The wording of the law states that such notification must be made at least 30 days before the first declaration of termination of an employment relationship. The law does not explicitly define what exactly is to be considered a “first declaration” and which types of termination of an employment relationship are covered by it.
The Supreme Court recently dealt with this issue and interpreted the provision in its decision in a restrictive manner to the detriment of employers – the early warning system has therefore been tightened!
According to the purpose of the law, it should be possible to carry out consultations, make placement efforts or, if necessary, still secure the job before a number of employees relevant to labor market policy are made redundant. It is also in line with this purpose to assume the obligation to notify even if the employer only “intends” to restructure personnel. In any case, it would not be in line with the legal situation to link the obligation to a dismissal that has already taken place or the termination of an employment relationship by mutual agreement.
With reference to previous case law, the Supreme Court once again emphasized that the employer’s intention to terminate employment relationships can either lead to unilateral terminations or to offers of termination agreements that must be accepted, i.e. mutually agreed bilateral terminations. The different forms of declaration on the employer’s side do not change the core of the employer’s legal declaration, namely the intention to terminate the employment relationship.

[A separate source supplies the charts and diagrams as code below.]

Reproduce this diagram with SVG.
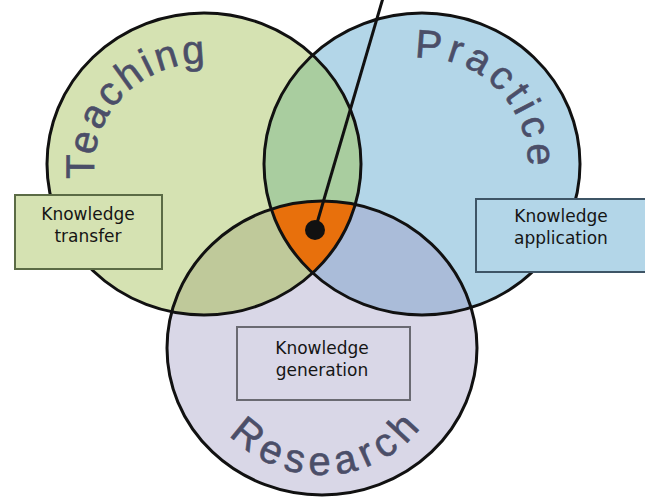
<svg xmlns="http://www.w3.org/2000/svg" width="645" height="501" viewBox="0 0 645 501">
<style>
.ring{fill:none;stroke:#111;stroke-width:3}
.big{font-family:"Liberation Sans",Arial,sans-serif;font-size:40px;fill:#4b4e68;stroke:#4b4e68;stroke-width:0.6px}
.lbl{font-family:"DejaVu Sans",Verdana,sans-serif;font-size:17px;fill:#151515;text-anchor:middle}
.box{stroke-width:2}
</style>
<defs>
<ellipse id="eT" cx="204" cy="164" rx="157" ry="151"/>
<ellipse id="eP" cx="422" cy="164" rx="158" ry="151"/>
<ellipse id="eR" cx="322" cy="348" rx="155" ry="147"/>
<clipPath id="cT"><use href="#eT"/></clipPath>
<clipPath id="cP"><use href="#eP"/></clipPath>
<clipPath id="cR"><use href="#eR"/></clipPath>
<path id="pT" d="M 94.6 179 A 110 105 0 0 1 259 77"/>
<path id="pP" d="M 414.6 58.3 A 106 106 0 0 1 526.4 182.4"/>
<path id="pR" d="M 229.1 434.6 A 127 127 0 0 0 432 411.5"/>
</defs>
<rect width="645" height="501" fill="#fff"/>
<g id="teaching">
<use href="#eT" fill="#d5e2b2"/>
</g>
<g id="practice">
<use href="#eP" fill="#b3d6e8"/>
</g>
<g id="research">
<use href="#eR" fill="#d9d7e7"/>
</g>
<g id="overlaps">
<g clip-path="url(#cT)"><use href="#eP" fill="#a9cd9f"/></g>
<g clip-path="url(#cT)"><use href="#eR" fill="#bfc99a"/></g>
<g clip-path="url(#cP)"><use href="#eR" fill="#aabcd9"/></g>
<g clip-path="url(#cT)"><g clip-path="url(#cP)"><use href="#eR" fill="#e8700c"/></g></g>
</g>
<g id="rings">
<use href="#eT" class="ring"/>
<use href="#eP" class="ring"/>
<use href="#eR" class="ring"/>
</g>
<g id="titles">
<text class="big" letter-spacing="3"><textPath href="#pT">Teaching</textPath></text>
<text class="big" letter-spacing="4.5"><textPath href="#pP">Practice</textPath></text>
<text class="big" letter-spacing="6.5"><textPath href="#pR">Research</textPath></text>
</g>
<g id="connectors">
<line x1="383" y1="-2" x2="315" y2="230" stroke="#111" stroke-width="3"/>
<circle cx="315" cy="230" r="10" fill="#111"/>
</g>
<g id="transfer">
<rect class="box" x="15" y="195" width="147" height="74" fill="#d5e2b2" stroke="#5b6b45"/>
<text class="lbl" x="88" y="220">Knowledge</text>
<text class="lbl" x="88" y="242">transfer</text>
</g>
<g id="application">
<rect class="box" x="476" y="199" width="172" height="73" fill="#b3d6e8" stroke="#3e5566"/>
<text class="lbl" x="561" y="222">Knowledge</text>
<text class="lbl" x="561" y="244">application</text>
</g>
<g id="generation">
<rect class="box" x="237" y="327" width="173" height="73" fill="#d9d7e7" stroke="#6a6a72"/>
<text class="lbl" x="322" y="354">Knowledge</text>
<text class="lbl" x="322" y="376">generation</text>
</g>
</svg>
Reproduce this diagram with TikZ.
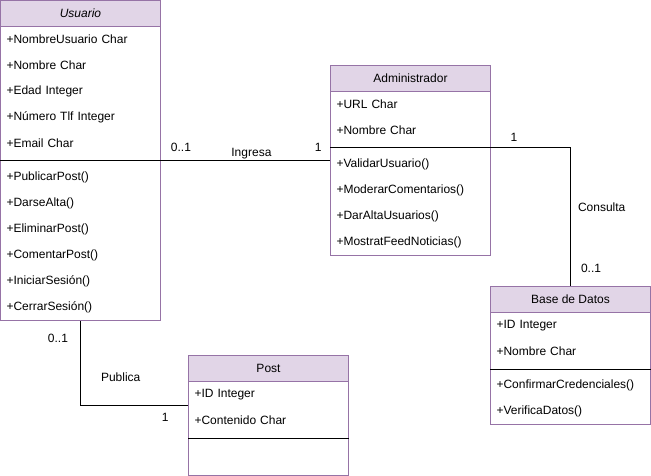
\documentclass[tikz,border=0pt]{standalone}
\usepackage{fontspec}
\setmainfont{Liberation Sans}
\usetikzlibrary{positioning}
\definecolor{umlborder}{HTML}{9673A6}
\definecolor{umlfill}{HTML}{E1D5E7}
\tikzstyle{classbox}=
[
	rectangle
	, minimum width=160pt
	, inner sep=0pt
	, draw=umlborder
]
\tikzstyle{classhead}=
[
	rectangle
	, minimum width=160pt
	, minimum height=26pt
	, draw=umlborder
	, fill=umlfill
	, font=\fontsize{12}{14}\selectfont
]
\tikzstyle{member}=
[
	rectangle
	, text width=148pt
	, inner xsep=6pt
	, inner ysep=0pt
	, minimum height=26pt
	, align=left
	, font=\fontsize{12}{14}\selectfont
]
\tikzstyle{assoc} = [line width=1pt,-]
\tikzstyle{sepline} = [line width=1pt,-,black]
\tikzstyle{lbl} = [inner sep=0pt, font=\fontsize{12}{14}\selectfont]

\begin{document}
\begin{tikzpicture}[x=1pt, y=-1pt, node distance=26pt, line width=1pt]
\useasboundingbox (-0.5,-0.5) rectangle (650.5,475.5);

% Usuario
\node(usuario)[classbox, minimum height=320pt] at (80,160) {};
\node(usuarioH)[classhead, anchor=north] at (usuario.north) {\itshape Usuario};
\node(u1)[member, below of=usuarioH]{+NombreUsuario Char};
\node(u2)[member, below of=u1]{+Nombre Char};
\node(u3)[member, below of=u2]{+Edad Integer};
\node(u4)[member, below of=u3]{+Número Tlf Integer};
\node(u5)[member, below of=u4]{+Email Char};
\coordinate(usep) at ([yshift=-4pt]u5.south);
\draw[sepline](usuario.west |- usep)--(usuario.east |- usep);
\node(u6)[member, below of=u5, node distance=34pt]{+PublicarPost()};
\node(u7)[member, below of=u6]{+DarseAlta()};
\node(u8)[member, below of=u7]{+EliminarPost()};
\node(u9)[member, below of=u8]{+ComentarPost()};
\node(u10)[member, below of=u9]{+IniciarSesión()};
\node(u11)[member, below of=u10]{+CerrarSesión()};

% Administrador
\node(admin)[classbox, minimum height=190pt] at (410,160) {};
\node(adminH)[classhead, anchor=north] at (admin.north) {Administrador};
\node(a1)[member, below of=adminH]{+URL Char};
\node(a2)[member, below of=a1]{+Nombre Char};
\coordinate(asep) at ([yshift=-4pt]a2.south);
\draw[sepline](admin.west |- asep)--(admin.east |- asep);
\node(a3)[member, below of=a2, node distance=34pt]{+ValidarUsuario()};
\node(a4)[member, below of=a3]{+ModerarComentarios()};
\node(a5)[member, below of=a4]{+DarAltaUsuarios()};
\node(a6)[member, below of=a5]{+MostratFeedNoticias()};

% Base de Datos
\node(base)[classbox, minimum height=138pt] at (570,355) {};
\node(baseH)[classhead, anchor=north] at (base.north) {Base de Datos};
\node(b1)[member, below of=baseH]{+ID Integer};
\node(b2)[member, below of=b1]{+Nombre Char};
\coordinate(bsep) at ([yshift=-4pt]b2.south);
\draw[sepline](base.west |- bsep)--(base.east |- bsep);
\node(b3)[member, below of=b2, node distance=34pt]{+ConfirmarCredenciales()};
\node(b4)[member, below of=b3]{+VerificaDatos()};

% Post
\node(post)[classbox, minimum height=120pt] at (268,415) {};
\node(postH)[classhead, anchor=north] at (post.north) {Post};
\node(p1)[member, below of=postH]{+ID Integer};
\node(p2)[member, below of=p1]{+Contenido Char};
\coordinate(psep) at ([yshift=-4pt]p2.south);
\draw[sepline](post.west |- psep)--(post.east |- psep);

% associations
\draw[assoc](usuario.east)--node[lbl, pos=0.118, above=8.5pt]{0..1}
	node[lbl, pos=0.535, above=1.5pt]{Ingresa}
	node[lbl, pos=0.93, above=8.5pt]{1}(admin.west);
\draw[assoc](asep -| admin.east)-|node[lbl, pos=0.144, above=5.7pt]{1}
	node[lbl, pos=0.716, right=7pt]{Consulta}
	node[lbl, pos=0.935, right=10pt]{0..1}(base.north);
\draw[assoc](usuario.south)|-node[lbl, pos=0.1, left=12pt]{0..1}
	node[lbl, pos=0.335, right=20pt]{Publica}
	node[lbl, pos=0.894, below=7.7pt]{1}([yshift=10pt]post.west);

\end{tikzpicture}
\end{document}
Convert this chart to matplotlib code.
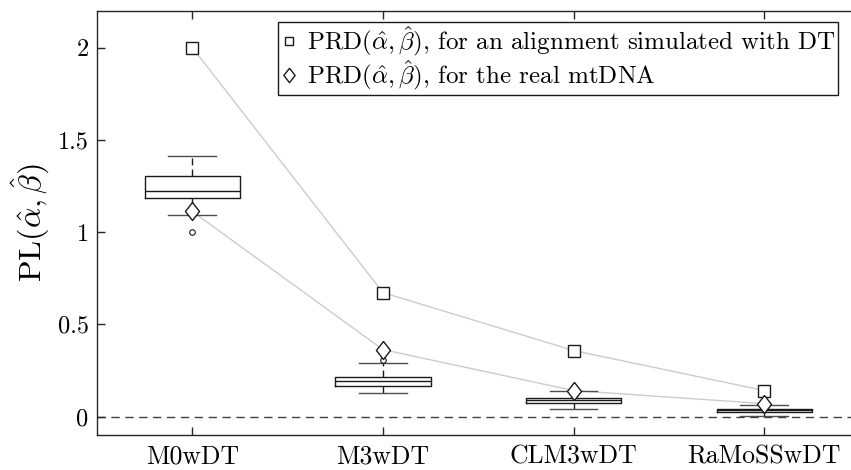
import matplotlib
matplotlib.use("Agg")
import matplotlib.pyplot as plt
import numpy as np

plt.rcParams['font.family'] = 'cmr10'
plt.rcParams['mathtext.fontset'] = 'cm'
plt.rcParams['axes.formatter.use_mathtext'] = True

# data
models = ["M0wDT", "M3wDT", "CLM3wDT", "RaMoSSwDT"]
q1 = [1.182, 0.168, 0.076, 0.027]
med = [1.220, 0.195, 0.089, 0.035]
q3 = [1.302, 0.217, 0.103, 0.043]
whislo = [1.09, 0.125, 0.043, 0.005]
whishi = [1.41, 0.293, 0.136, 0.060]
fliers = [[0.998], [0.309], [], []]
prd_sim = [2.0, 0.672, 0.358, 0.141]
prd_real = [1.112, 0.363, 0.141, 0.070]
yticks = [0, 0.5, 1, 1.5, 2]
yticklabels = ["0", "0.5", "1", "1.5", "2"]

pos = np.arange(1, len(models) + 1)

fig = plt.figure(figsize=(8.51, 4.70), dpi=100)
ax = fig.add_axes([97/851, 35/470, 762.5/851, 424.3/470])

stats = []
for i in range(len(models)):
    stats.append(dict(med=med[i], q1=q1[i], q3=q3[i], whislo=whislo[i],
                      whishi=whishi[i], fliers=fliers[i]))

ax.axhline(0, color='0.25', linestyle=(0, (6, 4)), linewidth=1, zorder=1)

ax.plot(pos, prd_sim, color='0.8', linewidth=1, zorder=2)
ax.plot(pos, prd_real, color='0.8', linewidth=1, zorder=2)

ax.bxp(stats, positions=pos, widths=0.5, capwidths=0.25, manage_ticks=False,
       boxprops=dict(color='0.1', linewidth=1),
       medianprops=dict(color='0.1', linewidth=1),
       whiskerprops=dict(color='0.1', linewidth=1, linestyle=(0, (5, 3))),
       capprops=dict(color='0.3', linewidth=1),
       flierprops=dict(marker='o', markersize=4, markerfacecolor='none',
                       markeredgecolor='0.1', markeredgewidth=0.8),
       zorder=3)

diamond = [(0, 1), (0.78, 0), (0, -1), (-0.78, 0), (0, 1)]
ax.plot(pos, prd_sim, linestyle='none', marker='s', markersize=8,
        markerfacecolor='white', markeredgecolor='0.1', markeredgewidth=1,
        zorder=4, label=r"PRD$(\hat{\alpha},\hat{\beta})$, for an alignment simulated with DT")
ax.plot(pos, prd_real, linestyle='none', marker=diamond, markersize=13,
        markerfacecolor='white', markeredgecolor='0.1', markeredgewidth=1,
        zorder=4, label=r"PRD$(\hat{\alpha},\hat{\beta})$, for the real mtDNA")

ax.set_xlim(0.5, 4.5)
ax.set_ylim(-0.1, 2.2)
ax.set_xticks(pos)
ax.set_xticklabels(models, fontsize=18.5)
ax.set_yticks(yticks)
ax.set_yticklabels(yticklabels, fontsize=17.5)
ax.tick_params(direction='in', length=6, width=1, color='0.15', top=True, pad=7)
ax.tick_params(axis='y', pad=6)
for s in ax.spines.values():
    s.set_color('0.15')
    s.set_linewidth(1)
ax.set_ylabel(r"PL$(\hat{\alpha},\hat{\beta})$", fontsize=23)

leg = ax.legend(loc='upper right', bbox_to_anchor=(0.972, 0.973), borderaxespad=0,
                fontsize=18, fancybox=False, framealpha=1, edgecolor='0.1',
                handlelength=0.7, handletextpad=0.35, borderpad=0.1,
                labelspacing=0.0)
leg.get_frame().set_linewidth(1)
for h in leg.legend_handles:
    h.set_markersize(h.get_markersize() * 0.8)

fig.savefig("out.png", dpi=100)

The interest and intention to terminate the employment relationship with a number of employees is therefore already expressed if the employer makes offers for amicable termination to a number of employees exceeding the threshold value. Subsequent terminations as a result of non-acceptance of these offers are no longer relevant in this context, because the risk that Section 45a AMFG seeks to prevent, namely the risk that a relevant number of employees could lose their jobs within a short period of time and be made redundant on the labor market, already existed from the time of the employer’s declaration in the form of an offer and the notification obligation was already triggered at this point in time.
“If only the actual announcement of the termination or – in the case of termination by mutual agreement – the agreement on it were relevant, there would be no room for the notification of an intended termination within 30 days and for the waiting period of at least 30 days linked to the notification (Section 45a (2) AMFG)” – according to the Supreme Court.
As a result, terminations or amicable terminations that do not comply with this procedure must be regarded as legally invalid from the outset.
Systematic scattering of notices of termination over a period longer than 30 days can prevent the obligation to notify, but only if this was also the employer’s original intention. If the notices of termination are merely delayed in fact as a result of longer efforts to retain the job or due to further negotiations against the employer’s original intention, the obligation cannot be circumvented by such factual delays, as otherwise the aforementioned purpose of the early warning system would be defeated, i.e. the intention to lay off a relevant number of employees within a short period of time would be used as a reason to take precautions.